Random tangent: Wanna know how weird 1999 was for movies? Here are some other films that were released: Baby Geniuses. Deuce Bigalow: Male Gigolo. Any Given Sunday. Angela's Ashes. Man on the Moon. Blast from the Past. Ghost Dog: Way of the Samurai. The Anthony Hopkins Cuba Gooding Junior murder ape film Instinct. Joel Schumacher's 8mm. Schwarzenegger's devil action movie End of Days. The much ballyhooed Christmas release of Fantasia 2000 (name the last time someone mentioned that film). Mike Newell's competing radar analyst comedy Pushing Tin. Fucking robo-spider filled Wild Wild West. The surprisingly funny Drop Dead Gorgeous. The just ahead of its time Mystery Men. The Holocaust comedy Jakob the Liar.  Wes Craven's nice Oscar bait film Music of the Heart. The Gary Marshall-directed romantic comedy about disabled people The Other Sister. The bizarre Richard Pryor-inherited-turned-Eddie-Murphy-and-Martin-Lawrence-starring film Life. And finally if you've never seen it there's Simply Irresistible, one of the weirdest magical realism rom-coms ever made... There's a magic crab.

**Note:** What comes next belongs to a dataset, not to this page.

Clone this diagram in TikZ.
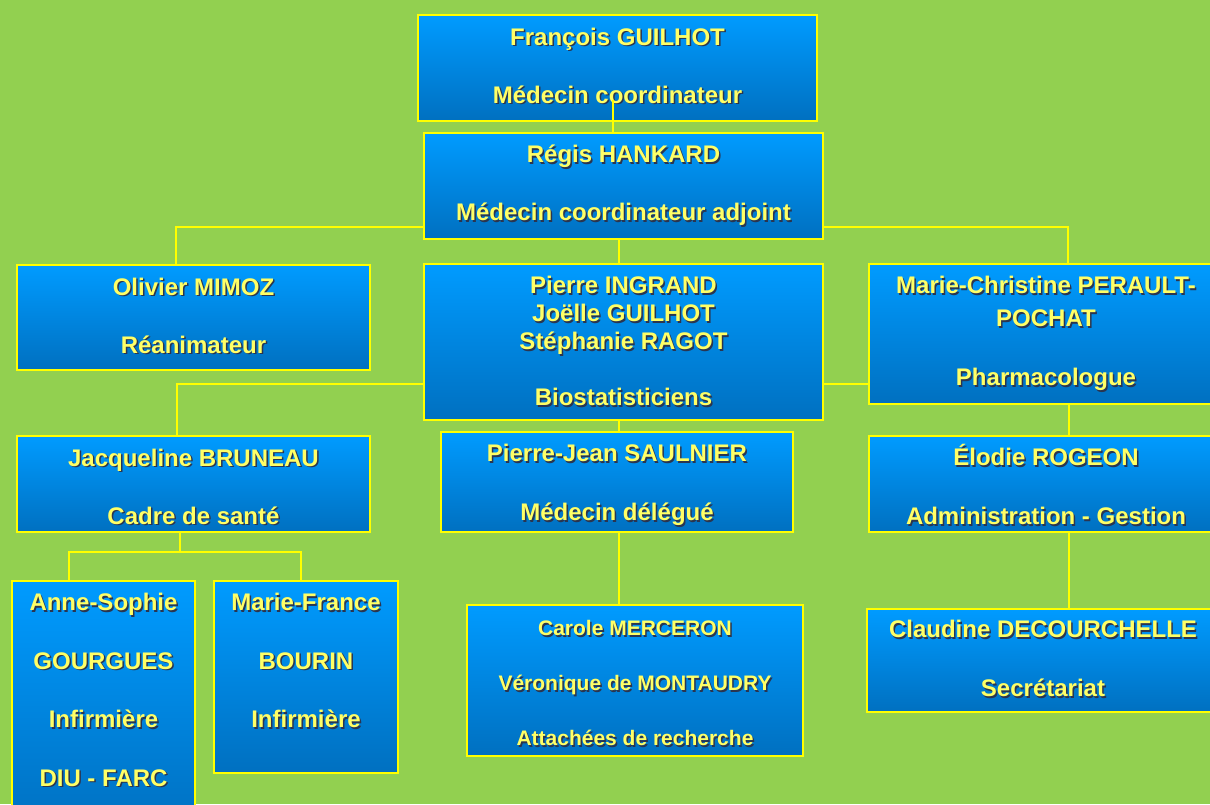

Okay now we return to our regularly scheduled essay:

* * *

You could argue that the most clearly expressed and didactic thematic point on religion in the film comes from Chris Rock's Rufus, when he declares: "You can change an idea. Changing a belief is a trickier."

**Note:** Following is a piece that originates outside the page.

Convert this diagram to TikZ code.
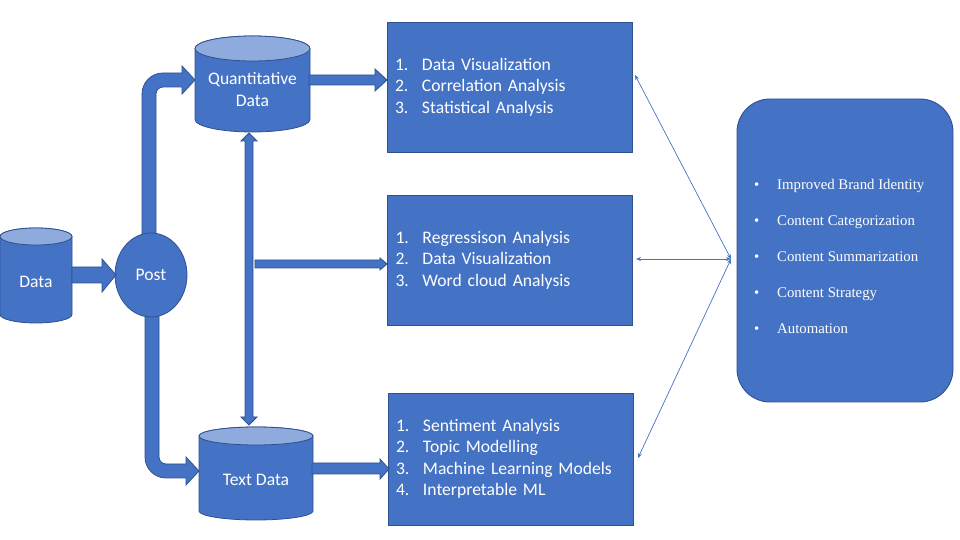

The thing about Dogma is that it's made by a believer.

He's a Catholic who believes in a god and tries to fit all of it into his wildly varying inclinations, whether as a storyteller, as a humorist, or as a person. It makes the film feel like an outstretched octopus, thematically-speaking, eight arms desperately coiling around its divergent aims. It's no accident I'm still trying to figure out what the heck he's actually trying to say about God and the universe. For it's a film whose core notion rests on the entire notion that God is infallible, yet constantly chronicles the fallibleness. It's a movie that is demonized for blasphemy, but too indebted to faith to be lovingly embraced by atheists (but not really). Which makes it sounds like it's a movie "for nobody," but you would be both right and wrong about that too. It all doesn't add up. It's a movie that's a rambling diatribe and yet also the rare film where the best part is the the three scenes before the climax (Smith doesn't have the chops to quite pull off the ending sequence). In all of it, I keep using that word: contradiction. For we never really understand what God can do and can't undo. We see both the vengeful and the un-vengeful. We refer to God as a man. We see God as a woman. Yet we still refer to him as a man again. The definitions and personifications co-exist at the same time. And that's when you realize Smith's film is embodying the real deal point.

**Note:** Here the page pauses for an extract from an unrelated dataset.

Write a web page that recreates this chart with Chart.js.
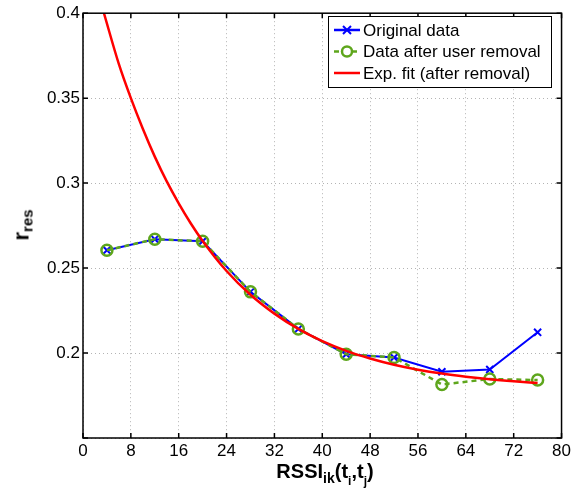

Faith is literally about being okay with contradiction.

Which means Dogma's merits do not lie in the fact that it is profound articulation of this messaging, nor in its attempt at being a skewering comedic take on religion. Its merits lie in its fearlessness to be itself. Both in the literal way he took his power from Chasing Amy and made one of the weirdest films about religion I've ever seen. But in the personal thematic sense where being fearless is largely about the courage to be wrong, which is maybe the most un-1999 thing I can think of (and something I wish we saw more of in his career). He's comfortable in this film's walking contradiction. Which is evident in the tonal dissonance of a movie that features horrific acts of mass violence, but ends on a gag clip reel. It embodies the glaring contradiction of the point. And looking back on Smith's career it's absolutely the thing I most respect him for: an achingly sincere and confused movie where a filmmaker swung for the relative fences.

And that is something I'll always believe in.